Heat the oil in a deep fryer or in a large heavy bottomed pot to about 350 degrees F. In the bowl of a food processor, add all the ingredients from the ground pork through the corn starch. Grind until all the vegetables are finely chopped and mixed well into the pork. Set up your assembly station by putting the stuffing mixture, your egg wash, and your wrappers on a clean countertop in front of you.

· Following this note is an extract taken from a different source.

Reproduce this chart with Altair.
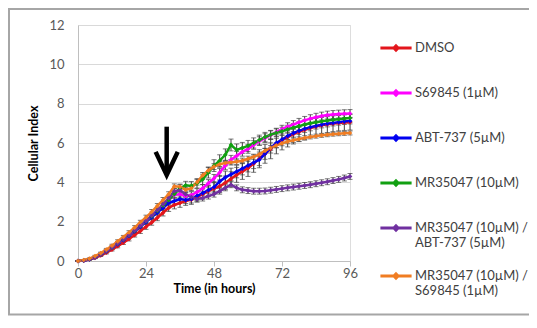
import altair as alt
import pandas as pd

# ---------------- data ----------------
hours = list(range(0, 97, 2))

series_names = [
    "DMSO",
    "S69845 (1µM)",
    "ABT-737 (5µM)",
    "MR35047 (10µM)",
    "MR35047 (10µM) / ABT-737 (5µM)",
    "MR35047 (10µM) / S69845 (1µM)",
]
series_colors = ["#E3161C", "#FF00FF", "#0000F0", "#12A012", "#7030A0", "#F07D23"]

dmso = [0, 0.02, 0.08, 0.16, 0.28, 0.42, 0.58, 0.75, 0.93, 1.12, 1.32, 1.52, 1.74, 1.96, 2.2, 2.45,
        2.7, 2.85, 2.95, 3.05, 3.12, 3.25, 3.4, 3.55, 3.68, 3.8, 3.98, 4.18, 4.38, 4.55, 4.72, 4.95,
        5.2, 5.45, 5.7, 5.95, 6.15, 6.3, 6.45, 6.57, 6.67, 6.76, 6.84, 6.9, 6.95, 6.99, 7.02, 7.04, 7.06]
s69845 = [0, 0.03, 0.1, 0.2, 0.35, 0.52, 0.7, 0.9, 1.1, 1.32, 1.55, 1.8, 2.05, 2.3, 2.55, 2.8,
          3.1, 3.35, 3.4, 3.3, 3.35, 3.5, 3.7, 3.95, 4.2, 4.5, 4.85, 5.15, 5.35, 5.55, 5.7, 5.9,
          6.1, 6.25, 6.4, 6.55, 6.7, 6.83, 6.94, 7.05, 7.15, 7.24, 7.31, 7.37, 7.42, 7.45, 7.47, 7.49, 7.5]
abt737 = [0, 0.02, 0.08, 0.18, 0.32, 0.48, 0.66, 0.85, 1.05, 1.27, 1.5, 1.74, 1.98, 2.22, 2.46, 2.7,
          2.95, 3.05, 3.15, 3.1, 3.15, 3.3, 3.45, 3.6, 3.75, 4.05, 4.25, 4.4, 4.55, 4.7, 4.85, 5.0,
          5.15, 5.45, 5.75, 6.0, 6.18, 6.35, 6.5, 6.62, 6.72, 6.8, 6.87, 6.93, 6.98, 7.02, 7.06, 7.09, 7.12]
mr35047 = [0, 0.03, 0.1, 0.2, 0.34, 0.5, 0.68, 0.88, 1.08, 1.3, 1.53, 1.78, 2.02, 2.28, 2.55, 2.82,
           3.1, 3.4, 3.7, 3.85, 3.82, 3.95, 4.15, 4.5, 4.85, 5.1, 5.4, 5.9, 5.65, 5.75, 5.85, 6.0,
           6.15, 6.3, 6.42, 6.52, 6.6, 6.7, 6.78, 6.86, 6.94, 7.0, 7.05, 7.1, 7.14, 7.18, 7.21, 7.24, 7.27]
mr_abt = [0, 0.02, 0.09, 0.19, 0.33, 0.5, 0.68, 0.88, 1.08, 1.3, 1.54, 1.78, 2.03, 2.3, 2.58, 2.88,
          3.2, 3.55, 3.6, 3.38, 3.25, 3.15, 3.2, 3.3, 3.4, 3.55, 3.72, 3.88, 3.72, 3.62, 3.58, 3.55,
          3.55, 3.56, 3.6, 3.64, 3.68, 3.72, 3.76, 3.8, 3.84, 3.88, 3.93, 3.98, 4.03, 4.09, 4.15, 4.22, 4.3]
mr_s69 = [0, 0.05, 0.12, 0.25, 0.4, 0.58, 0.78, 1.0, 1.22, 1.45, 1.7, 1.97, 2.22, 2.5, 2.8, 3.1,
          3.4, 3.8, 3.78, 3.62, 3.7, 4.0, 4.35, 4.6, 4.8, 4.92, 4.98, 5.02, 5.05, 5.1, 5.2, 5.3,
          5.42, 5.6, 5.75, 5.88, 5.98, 6.07, 6.14, 6.2, 6.26, 6.31, 6.35, 6.39, 6.42, 6.45, 6.47, 6.49, 6.51]

sd_early = [0, 0.02, 0.03, 0.04, 0.05, 0.06, 0.07, 0.08, 0.08, 0.09, 0.1, 0.1, 0.11, 0.12, 0.12, 0.13]
sd_dmso = [0, 0.02, 0.03, 0.04, 0.05, 0.06, 0.07, 0.08, 0.09, 0.1, 0.1, 0.12, 0.13, 0.14, 0.15, 0.16,
           0.18, 0.2, 0.22, 0.22, 0.24, 0.25, 0.26, 0.28, 0.3, 0.32, 0.34, 0.36, 0.38, 0.4, 0.42, 0.44,
           0.46, 0.48, 0.5, 0.5, 0.5, 0.5, 0.5, 0.5, 0.5, 0.48, 0.46, 0.45, 0.44, 0.42, 0.4, 0.4, 0.4]
sd_s69845 = sd_early + [0.14, 0.15, 0.16, 0.16, 0.17, 0.18, 0.18, 0.19, 0.2, 0.2, 0.21, 0.22, 0.22, 0.22, 0.22,
                        0.22, 0.22, 0.22, 0.22, 0.2, 0.2, 0.2, 0.2, 0.2, 0.2, 0.2, 0.2, 0.2, 0.2, 0.2,
                        0.2, 0.2, 0.2]
sd_abt737 = sd_early + [0.14, 0.15, 0.16, 0.18, 0.2, 0.22, 0.24, 0.26, 0.28, 0.3, 0.32, 0.32, 0.32, 0.32, 0.32,
                        0.3, 0.3, 0.28, 0.26, 0.24, 0.22, 0.2, 0.2, 0.18, 0.18, 0.18, 0.16, 0.16, 0.16, 0.15,
                        0.15, 0.15, 0.15]
sd_mr35047 = sd_early + [0.15, 0.16, 0.18, 0.2, 0.22, 0.24, 0.26, 0.28, 0.3, 0.3, 0.3, 0.3, 0.3, 0.28, 0.28,
                         0.26, 0.25, 0.24, 0.22, 0.2, 0.2, 0.2, 0.2, 0.2, 0.2, 0.2, 0.2, 0.2, 0.2, 0.2,
                         0.2, 0.2, 0.2]
sd_mr_abt = sd_early + [0.12, 0.13, 0.14, 0.14, 0.14, 0.14, 0.15, 0.15, 0.15, 0.15, 0.15, 0.15, 0.15, 0.15, 0.15,
                        0.15, 0.15, 0.15, 0.15, 0.15, 0.15, 0.15, 0.15, 0.15, 0.15, 0.15, 0.15, 0.15, 0.15, 0.15,
                        0.15, 0.15, 0.15]
sd_mr_s69 = sd_early + [0.12, 0.12, 0.13, 0.13, 0.14, 0.14, 0.15, 0.15, 0.15, 0.15, 0.14, 0.14, 0.14, 0.13, 0.13,
                        0.13, 0.12, 0.12, 0.12, 0.12, 0.12, 0.11, 0.11, 0.11, 0.11, 0.1, 0.1, 0.1, 0.1, 0.1,
                        0.1, 0.1, 0.1]

x_ticks = [0, 24, 48, 72, 96]
y_ticks = [0, 2, 4, 6, 8, 10, 12]

arrow_hours = [27.4, 31.3, 35.2]
arrow_head = [5.55, 4.37, 5.55]
arrow_shaft = [4.5, 6.83]

all_values = [dmso, s69845, abt737, mr35047, mr_abt, mr_s69]
all_sds = [sd_dmso, sd_s69845, sd_abt737, sd_mr35047, sd_mr_abt, sd_mr_s69]

rows = []
for i, (name, vals, sds) in enumerate(zip(series_names, all_values, all_sds)):
    for t, v, s in zip(hours, vals, sds):
        rows.append({"t": t, "v": v, "lo": v - s, "hi": v + s, "series": name, "k": i})
df = pd.DataFrame(rows)

head_df = pd.DataFrame({"t": arrow_hours, "v": arrow_head})
shaft_df = pd.DataFrame({"t": [arrow_hours[1]], "v1": [arrow_shaft[0]], "v2": [arrow_shaft[1]]})

# ---------------- chart ----------------
FONT = "Lato"
W, H = 272, 236

xscale = alt.Scale(domain=[0, 96], nice=False, zero=False)
yscale = alt.Scale(domain=[0, 12], nice=False)

x_axis = alt.Axis(values=x_ticks, grid=False, title="Time (in hours)", domainColor="#BFBFBF",
                  tickColor="#BFBFBF", tickSize=5, labelFont=FONT, labelFontSize=13,
                  labelColor="#595959", labelPadding=1, labelOverlap=False, titleFont=FONT,
                  titleFontSize=12.5, titleFontWeight="bold", titleColor="#000000", titlePadding=2,
                  labelFlush=False)
y_axis = alt.Axis(values=y_ticks, tickCount=7, grid=True, gridColor="#D9D9D9", ticks=False,
                  title="Cellular Index", domainColor="#BFBFBF", labelFont=FONT, labelFontSize=13,
                  labelColor="#595959", labelPadding=14, labelOverlap=False, titleFont=FONT,
                  titleFontSize=12.5, titleFontWeight="bold", titleColor="#000000", titlePadding=8)

X = alt.X("t:Q", scale=xscale, axis=x_axis)

symbol_path = ("M0,-1.1L0,-1.1 M0,1.1L0,1.1 "
               "M-1,-0.06L1,-0.06L1,0.06L-1,0.06Z M0,-0.22L0.22,0L0,0.22L-0.22,0Z")
label_expr = ("indexof(datum.label, ' / ') > 0 ? "
              "[slice(datum.label, 0, indexof(datum.label, ' / ') + 2), "
              "slice(datum.label, indexof(datum.label, ' / ') + 3)] : datum.label")

legend = alt.Legend(orient="none", legendX=302, legendY=7, title=None, symbolType=symbol_path,
                    symbolSize=900, symbolStrokeWidth=1.2, labelFont=FONT, labelFontSize=13,
                    labelColor="#404040", rowPadding=7, labelOffset=3, labelLimit=300,
                    labelExpr=label_expr, padding=0)

color = alt.Color("series:N", scale=alt.Scale(domain=series_names, range=series_colors),
                  sort=series_names, legend=legend)

base = alt.Chart(df)

# chart frame (left, top, bottom edges)
frame_src = alt.Chart(pd.DataFrame({"a": [0]}))
frame_left = frame_src.mark_rule(color="#A6A6A6", strokeWidth=2, clip=False).encode(
    x=alt.value(-69), y=alt.value(-16), y2=alt.value(290))
frame_top = frame_src.mark_rule(color="#A6A6A6", strokeWidth=2, clip=False).encode(
    x=alt.value(-70), x2=alt.value(460), y=alt.value(-16))
frame_bottom = frame_src.mark_rule(color="#A6A6A6", strokeWidth=2, clip=False).encode(
    x=alt.value(-70), x2=alt.value(460), y=alt.value(289.5))

err = base.mark_rule(color="#404040", strokeWidth=1).encode(
    x=X, y=alt.Y("lo:Q", scale=yscale, axis=y_axis), y2="hi:Q")
cap_lo = base.mark_tick(orient="horizontal", size=5, thickness=1, color="#404040").encode(
    x=X, y=alt.Y("lo:Q", scale=yscale, axis=y_axis))
cap_hi = base.mark_tick(orient="horizontal", size=5, thickness=1, color="#404040").encode(
    x=X, y=alt.Y("hi:Q", scale=yscale, axis=y_axis))

lines = base.mark_line(strokeWidth=2.5, point=alt.OverlayMarkDef(shape="diamond", size=22, filled=True)).encode(
    x=X, y=alt.Y("v:Q", scale=yscale, axis=y_axis), color=color, order="t:Q")

shaft = alt.Chart(shaft_df).mark_rule(color="black", strokeWidth=4.5).encode(
    x=X, y=alt.Y("v1:Q", scale=yscale, axis=y_axis), y2="v2:Q")
head = alt.Chart(head_df).mark_line(color="black", strokeWidth=4.5, strokeJoin="miter").encode(
    x=X, y=alt.Y("v:Q", scale=yscale, axis=y_axis))

chart = alt.layer(frame_left, frame_top, frame_bottom, err, cap_lo, cap_hi, lines, shaft, head).properties(
    width=W, height=H,
    padding={"left": 70, "top": 17, "right": 179, "bottom": 55},
    autosize=alt.AutoSizeParams(type="none"),
).configure_view(strokeWidth=0).configure(background="white")

chart.save("out.html", embed_options={"renderer": "svg", "actions": False})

To assemble a wonton, carefully peel a single wrapper off of the pile and lay it in a diamond shape so that a corner is facing you. Place about 1 tsp of the filling in the center of the wrapper then lightly brush each of the four sides of the diamond with a bit of the egg wash. Fold the corner closest to you upwards so it meets the top corner, and using your finger, press on the sides to seal it all together. You should now have a triangle shape. Take the two ends of the long side of the triangle and bring them together, carefully fanning out the sides as you do so. You can moisten the tip of one of the corners with a dab of egg wash to help the points stick together. See this link for more ideas on how to fold your wontons, and for an illustration of what I’m trying to describe, scroll down to the instructions for “Samosa with a Twist.”

Fry in batches for about 3 minutes per side, or until golden brown. Drain on paper towels and serve warm. We made these the night before, and although John seemed to like eating these even when cold, I preferred reheating mine gently in the oven at 300 degrees F for about 10 minutes.